Team@Work brands itself as a business coaching organization, and in that vein tries to assist HME providers to not only provide education for their staff, but create an education plan that helps business managers and owners develop coaching skillsets that will help them pick the best education plans for their teams.
Its courses cover areas such as customer service, delivery, communications, operations, LEAN process, and sales. The company is in the process of becoming a member of IACET, International Association for Continuing Education. This is a process that should be completed relatively soon, most likely by the time this issue hits your mailbox.
The company also offers Team@Work U, a series of continuing education workshops focused on the business and medical education needs of physician offices, discharge planners, social workers, and other medical professionals. Rather than give referral partners souvenir pens, providers can offer this service to referral sources free of charge to them.

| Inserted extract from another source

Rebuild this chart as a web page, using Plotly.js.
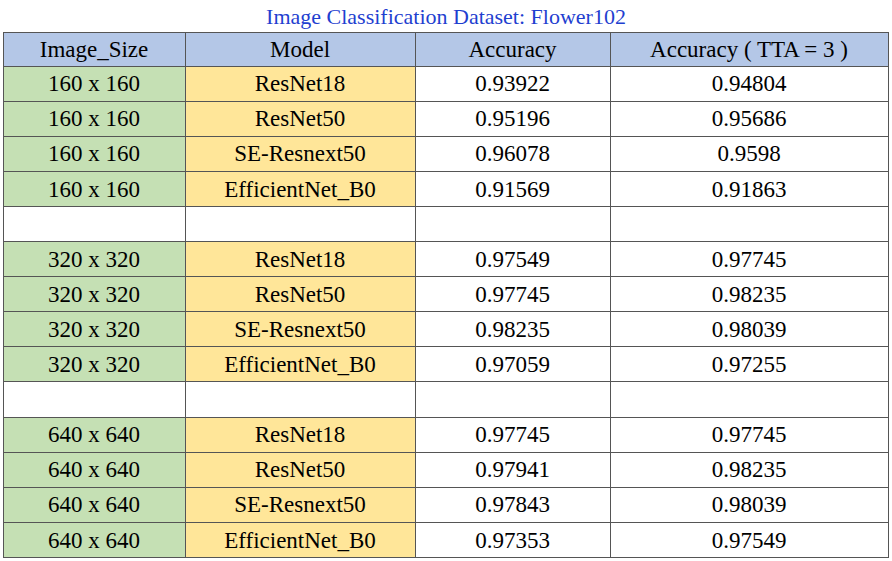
<!DOCTYPE html>
<html><head><meta charset="utf-8">
<script src="https://cdn.plot.ly/plotly-3.0.1.min.js"></script>
<style>body{margin:0;background:#fff}</style></head>
<body><div id="chart" style="width:892px;height:561px"></div>
<script>
const headers = ["Image_Size","Model","Accuracy","Accuracy ( TTA = 3 )"];
const imageSizes = ["160 x 160","160 x 160","160 x 160","160 x 160","",
  "320 x 320","320 x 320","320 x 320","320 x 320","",
  "640 x 640","640 x 640","640 x 640","640 x 640"];
const models = ["ResNet18","ResNet50","SE-Resnext50","EfficientNet_B0","",
  "ResNet18","ResNet50","SE-Resnext50","EfficientNet_B0","",
  "ResNet18","ResNet50","SE-Resnext50","EfficientNet_B0"];
const accuracy = ["0.93922","0.95196","0.96078","0.91569","",
  "0.97549","0.97745","0.98235","0.97059","",
  "0.97745","0.97941","0.97843","0.97353"];
const accuracyTTA = ["0.94804","0.95686","0.9598","0.91863","",
  "0.97745","0.98235","0.98039","0.97255","",
  "0.97745","0.98235","0.98039","0.97549"];

const green = imageSizes.map(s => s ? "#c5e0b4" : "#ffffff");
const yellow = models.map(s => s ? "#ffe699" : "#ffffff");
const white = accuracy.map(() => "#ffffff");
const font = {family:"Liberation Serif, Times New Roman, serif", size:23, color:"#000"};

Plotly.newPlot("chart", [{
  type:"table",
  columnwidth:[182,230,195,278],
  header:{values:headers, fill:{color:"#b4c7e7"}, line:{color:"#555",width:1},
    align:"center", font:font, height:34},
  cells:{values:[imageSizes,models,accuracy,accuracyTTA],
    fill:{color:[green,yellow,white,white]}, line:{color:"#555",width:1},
    align:"center", font:font, height:35.1}
}], {
  width:892, height:561,
  margin:{l:3,r:4,t:32,b:0},
  title:{text:"Image Classification Dataset: Flower102", x:0.5, y:0.985, yanchor:"top",
    font:{family:"Liberation Serif, Times New Roman, serif", size:22, color:"#1f3fd0"}},
  paper_bgcolor:"#fff"
}, {displayModeBar:false});
</script></body></html>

Pride Mobility launched Pride U and Quantum U to provide initial and continuing information and industry knowledge to its providers, therapists, internal team members, and consumers.

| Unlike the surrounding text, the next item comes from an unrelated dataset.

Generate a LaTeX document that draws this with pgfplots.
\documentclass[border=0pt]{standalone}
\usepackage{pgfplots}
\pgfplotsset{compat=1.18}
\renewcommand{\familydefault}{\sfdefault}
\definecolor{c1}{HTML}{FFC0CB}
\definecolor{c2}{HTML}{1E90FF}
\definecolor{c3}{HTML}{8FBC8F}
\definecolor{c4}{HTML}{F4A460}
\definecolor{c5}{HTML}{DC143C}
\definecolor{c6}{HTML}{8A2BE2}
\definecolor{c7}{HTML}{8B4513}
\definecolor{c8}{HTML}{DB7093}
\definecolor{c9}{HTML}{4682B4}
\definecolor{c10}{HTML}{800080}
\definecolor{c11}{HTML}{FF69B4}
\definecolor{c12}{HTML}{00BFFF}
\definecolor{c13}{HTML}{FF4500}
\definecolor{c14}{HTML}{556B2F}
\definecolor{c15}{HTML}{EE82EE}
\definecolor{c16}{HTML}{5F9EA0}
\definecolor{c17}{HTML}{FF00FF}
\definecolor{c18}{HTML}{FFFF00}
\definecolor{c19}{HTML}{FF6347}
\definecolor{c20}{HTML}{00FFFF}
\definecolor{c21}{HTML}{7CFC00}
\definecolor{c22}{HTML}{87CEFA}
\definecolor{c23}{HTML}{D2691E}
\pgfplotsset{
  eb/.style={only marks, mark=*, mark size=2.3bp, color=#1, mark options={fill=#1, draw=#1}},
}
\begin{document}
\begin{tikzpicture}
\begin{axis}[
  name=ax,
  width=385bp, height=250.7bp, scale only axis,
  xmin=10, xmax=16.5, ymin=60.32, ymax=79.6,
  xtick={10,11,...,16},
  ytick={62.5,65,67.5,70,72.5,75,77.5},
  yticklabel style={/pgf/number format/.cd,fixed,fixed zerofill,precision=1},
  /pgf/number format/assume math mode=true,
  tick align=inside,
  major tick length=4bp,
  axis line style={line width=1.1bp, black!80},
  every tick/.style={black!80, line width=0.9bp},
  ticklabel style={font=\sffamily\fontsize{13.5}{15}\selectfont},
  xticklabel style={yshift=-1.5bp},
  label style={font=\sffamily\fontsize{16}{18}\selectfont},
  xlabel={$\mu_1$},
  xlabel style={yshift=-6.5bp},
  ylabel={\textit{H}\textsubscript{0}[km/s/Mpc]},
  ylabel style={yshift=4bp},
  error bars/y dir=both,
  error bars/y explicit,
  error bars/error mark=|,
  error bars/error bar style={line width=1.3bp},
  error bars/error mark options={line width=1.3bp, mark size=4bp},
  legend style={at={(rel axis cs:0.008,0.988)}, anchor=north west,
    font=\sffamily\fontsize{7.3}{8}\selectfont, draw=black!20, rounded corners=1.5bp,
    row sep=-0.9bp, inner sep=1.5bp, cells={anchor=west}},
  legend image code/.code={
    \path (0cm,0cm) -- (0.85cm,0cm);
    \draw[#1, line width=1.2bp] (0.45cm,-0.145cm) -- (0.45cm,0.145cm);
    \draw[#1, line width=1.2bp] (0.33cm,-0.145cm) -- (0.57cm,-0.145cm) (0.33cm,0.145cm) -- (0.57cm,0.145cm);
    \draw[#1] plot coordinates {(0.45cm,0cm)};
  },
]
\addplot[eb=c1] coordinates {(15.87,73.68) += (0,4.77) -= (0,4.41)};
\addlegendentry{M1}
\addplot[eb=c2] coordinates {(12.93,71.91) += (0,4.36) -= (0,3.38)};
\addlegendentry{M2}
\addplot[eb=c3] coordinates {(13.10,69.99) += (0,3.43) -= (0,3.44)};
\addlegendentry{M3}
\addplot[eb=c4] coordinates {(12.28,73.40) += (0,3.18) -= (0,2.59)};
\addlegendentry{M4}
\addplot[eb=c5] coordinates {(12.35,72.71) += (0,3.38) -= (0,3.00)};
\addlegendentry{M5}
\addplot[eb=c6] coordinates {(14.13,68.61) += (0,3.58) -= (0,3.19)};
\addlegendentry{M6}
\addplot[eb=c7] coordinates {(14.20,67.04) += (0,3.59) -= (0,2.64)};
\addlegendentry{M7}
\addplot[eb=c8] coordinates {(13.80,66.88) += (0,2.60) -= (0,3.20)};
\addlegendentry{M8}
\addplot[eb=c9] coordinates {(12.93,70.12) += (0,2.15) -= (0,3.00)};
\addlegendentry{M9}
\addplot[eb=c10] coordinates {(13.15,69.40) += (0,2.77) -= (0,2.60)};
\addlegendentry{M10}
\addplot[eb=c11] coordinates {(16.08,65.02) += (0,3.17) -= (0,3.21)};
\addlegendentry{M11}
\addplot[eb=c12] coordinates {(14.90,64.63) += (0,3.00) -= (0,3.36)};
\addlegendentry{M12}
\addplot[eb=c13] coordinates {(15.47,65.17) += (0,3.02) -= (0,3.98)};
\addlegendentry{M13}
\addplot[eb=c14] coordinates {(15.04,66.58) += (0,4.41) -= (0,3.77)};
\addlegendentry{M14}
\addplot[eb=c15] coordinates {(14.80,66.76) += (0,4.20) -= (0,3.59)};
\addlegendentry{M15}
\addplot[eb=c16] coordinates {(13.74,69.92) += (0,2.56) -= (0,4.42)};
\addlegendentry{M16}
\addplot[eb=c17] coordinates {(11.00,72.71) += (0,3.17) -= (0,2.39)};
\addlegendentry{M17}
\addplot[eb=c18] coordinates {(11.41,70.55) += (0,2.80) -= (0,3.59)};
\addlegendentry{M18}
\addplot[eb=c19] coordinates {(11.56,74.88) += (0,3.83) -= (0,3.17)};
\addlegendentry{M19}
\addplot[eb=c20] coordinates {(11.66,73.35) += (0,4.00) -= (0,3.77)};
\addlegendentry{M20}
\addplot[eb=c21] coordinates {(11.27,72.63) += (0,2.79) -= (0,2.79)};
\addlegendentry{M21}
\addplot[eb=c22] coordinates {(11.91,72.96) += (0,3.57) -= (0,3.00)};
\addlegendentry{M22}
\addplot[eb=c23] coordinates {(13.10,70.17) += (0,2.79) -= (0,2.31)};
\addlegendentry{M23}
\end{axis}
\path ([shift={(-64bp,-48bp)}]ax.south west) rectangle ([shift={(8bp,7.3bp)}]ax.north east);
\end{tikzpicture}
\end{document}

The courses include contact hours (CECs) and continuing education units (CEUs) required for many state and national governing bodies. The CEU courses offered by Pride U and Quantum U were approved by the University of Pittsburgh’s School of Health and Rehabilitation Sciences.
Seminar course curriculum for 2010 includes various industry course topics, including funding, technical service, retail mobility, advanced electronics, seating and positioning, and RESNA preparations. The courses address various levels of informational need, from beginner to advanced. Pride U & Quantum U deliver their courses through various formats: A national seminar tour; interactive onsite seminars; live webinars; and online training.

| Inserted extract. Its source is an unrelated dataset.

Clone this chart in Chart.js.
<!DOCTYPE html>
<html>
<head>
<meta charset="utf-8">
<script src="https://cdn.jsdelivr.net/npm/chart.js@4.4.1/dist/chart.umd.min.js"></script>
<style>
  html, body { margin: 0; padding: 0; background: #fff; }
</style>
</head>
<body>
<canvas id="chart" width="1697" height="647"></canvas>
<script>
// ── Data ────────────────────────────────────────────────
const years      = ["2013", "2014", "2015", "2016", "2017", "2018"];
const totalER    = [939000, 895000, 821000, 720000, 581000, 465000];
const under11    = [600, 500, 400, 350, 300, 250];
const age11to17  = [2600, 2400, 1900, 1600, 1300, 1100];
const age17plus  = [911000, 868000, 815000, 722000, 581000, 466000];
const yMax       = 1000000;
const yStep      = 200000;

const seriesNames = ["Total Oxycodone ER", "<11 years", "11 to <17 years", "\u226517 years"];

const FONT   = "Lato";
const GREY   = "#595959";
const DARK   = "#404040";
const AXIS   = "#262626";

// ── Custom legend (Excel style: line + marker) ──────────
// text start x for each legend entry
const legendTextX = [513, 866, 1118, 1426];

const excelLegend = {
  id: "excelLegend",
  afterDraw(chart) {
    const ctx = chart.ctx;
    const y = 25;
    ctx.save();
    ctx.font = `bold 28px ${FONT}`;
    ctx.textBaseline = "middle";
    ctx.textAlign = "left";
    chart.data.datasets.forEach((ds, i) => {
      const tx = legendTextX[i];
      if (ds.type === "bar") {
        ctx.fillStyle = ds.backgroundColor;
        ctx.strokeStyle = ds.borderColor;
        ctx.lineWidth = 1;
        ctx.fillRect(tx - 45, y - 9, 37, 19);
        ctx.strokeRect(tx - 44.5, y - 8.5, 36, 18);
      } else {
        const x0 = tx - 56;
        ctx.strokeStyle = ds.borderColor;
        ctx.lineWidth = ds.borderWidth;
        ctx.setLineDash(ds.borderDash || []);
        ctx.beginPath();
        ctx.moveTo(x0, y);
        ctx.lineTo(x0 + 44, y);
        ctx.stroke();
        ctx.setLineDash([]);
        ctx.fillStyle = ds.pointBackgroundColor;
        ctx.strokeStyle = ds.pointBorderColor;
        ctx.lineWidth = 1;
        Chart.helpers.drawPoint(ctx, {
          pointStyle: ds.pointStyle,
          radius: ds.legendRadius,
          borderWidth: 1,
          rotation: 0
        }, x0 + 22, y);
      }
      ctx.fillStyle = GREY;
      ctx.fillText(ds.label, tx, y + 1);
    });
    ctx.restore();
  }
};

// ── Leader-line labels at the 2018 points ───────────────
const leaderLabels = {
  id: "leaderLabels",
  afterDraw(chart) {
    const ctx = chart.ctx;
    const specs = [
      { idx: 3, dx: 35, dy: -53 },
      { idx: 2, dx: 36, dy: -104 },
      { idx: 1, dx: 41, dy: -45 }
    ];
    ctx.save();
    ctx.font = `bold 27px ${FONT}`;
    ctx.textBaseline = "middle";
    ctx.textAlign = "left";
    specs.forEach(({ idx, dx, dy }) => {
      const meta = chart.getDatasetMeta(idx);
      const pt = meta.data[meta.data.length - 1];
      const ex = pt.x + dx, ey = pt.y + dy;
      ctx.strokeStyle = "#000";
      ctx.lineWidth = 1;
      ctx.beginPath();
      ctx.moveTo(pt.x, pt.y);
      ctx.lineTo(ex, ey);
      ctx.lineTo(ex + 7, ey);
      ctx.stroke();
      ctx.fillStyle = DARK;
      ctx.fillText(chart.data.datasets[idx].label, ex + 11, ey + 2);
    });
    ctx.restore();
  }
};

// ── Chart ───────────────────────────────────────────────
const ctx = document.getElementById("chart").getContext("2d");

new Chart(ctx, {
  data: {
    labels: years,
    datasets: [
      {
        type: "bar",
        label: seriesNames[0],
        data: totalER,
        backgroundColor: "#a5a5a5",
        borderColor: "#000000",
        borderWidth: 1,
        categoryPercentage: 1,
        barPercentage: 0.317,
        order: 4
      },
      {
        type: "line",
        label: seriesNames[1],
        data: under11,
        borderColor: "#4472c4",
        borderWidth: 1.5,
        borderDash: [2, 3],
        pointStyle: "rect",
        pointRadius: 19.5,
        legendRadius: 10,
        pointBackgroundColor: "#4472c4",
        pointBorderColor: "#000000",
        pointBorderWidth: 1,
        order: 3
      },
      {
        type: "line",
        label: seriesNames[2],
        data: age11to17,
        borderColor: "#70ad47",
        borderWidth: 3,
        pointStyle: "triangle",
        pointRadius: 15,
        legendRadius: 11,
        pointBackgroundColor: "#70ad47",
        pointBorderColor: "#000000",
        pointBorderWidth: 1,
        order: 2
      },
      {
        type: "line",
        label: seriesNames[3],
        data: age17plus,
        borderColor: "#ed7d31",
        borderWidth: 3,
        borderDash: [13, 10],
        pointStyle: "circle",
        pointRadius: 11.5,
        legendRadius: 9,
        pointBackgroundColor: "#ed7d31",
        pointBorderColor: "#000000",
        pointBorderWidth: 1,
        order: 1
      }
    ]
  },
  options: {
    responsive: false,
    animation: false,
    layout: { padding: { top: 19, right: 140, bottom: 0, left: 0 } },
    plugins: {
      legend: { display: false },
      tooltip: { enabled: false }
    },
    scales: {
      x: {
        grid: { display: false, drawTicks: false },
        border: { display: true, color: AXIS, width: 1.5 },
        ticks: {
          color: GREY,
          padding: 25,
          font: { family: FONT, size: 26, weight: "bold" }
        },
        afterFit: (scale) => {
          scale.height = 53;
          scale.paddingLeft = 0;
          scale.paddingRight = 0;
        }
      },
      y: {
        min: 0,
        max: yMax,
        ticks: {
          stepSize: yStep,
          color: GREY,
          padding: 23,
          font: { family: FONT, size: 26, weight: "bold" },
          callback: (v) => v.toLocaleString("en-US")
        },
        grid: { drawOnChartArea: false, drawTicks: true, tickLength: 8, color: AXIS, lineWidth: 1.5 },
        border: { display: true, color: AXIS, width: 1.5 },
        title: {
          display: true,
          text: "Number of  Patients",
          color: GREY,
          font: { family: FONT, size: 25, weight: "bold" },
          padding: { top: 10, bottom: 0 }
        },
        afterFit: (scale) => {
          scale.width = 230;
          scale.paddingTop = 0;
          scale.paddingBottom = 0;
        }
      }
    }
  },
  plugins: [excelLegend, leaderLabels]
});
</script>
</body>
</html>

Invacare CARES program (Clinical and Reimbursement Education Series) offers a variety of rehab-related courses on seating and positioning, manual mobility, power mobility, electronics programming and powered seating systems with specific courses tailored to specific learning levels, from beginner to intermediate to advanced. Invacare also offers CARES programs for government relations, respiratory therapy and technical training. These courses are CEU certified.
Rehab course subject matter includes Basic Seating Principles; an introduction to Power Mobility Solutions; and an introduction to Manual Mobility Solutions. These CEUs are accepted by both RESNA and NRRTS for credentialing purposes, and, like Pride Mobility’s courses, are approved by the University of Pittsburgh’s School of Health and Rehabilitation Sciences. Invacare’s online Respiratory CEU programs are designed to enhance the respiratory care provider’s knowledge of diseases, therapeutic systems and other factors that affect the care of respiratory patients in the home. These programs are intended for respiratory care practitioners, nurses, physicians and others interested in long-term care and management of the chronic respiratory patient. Courses include Ambulatory Oxygen: Keeping Pace with Change; On-Delivery Oxygen Technology: Good for Your Business, Good for Your Patients; Oxygen Conserving Devices; and Current Issues in Home Respiratory Care. The CRCEs for these courses are pending.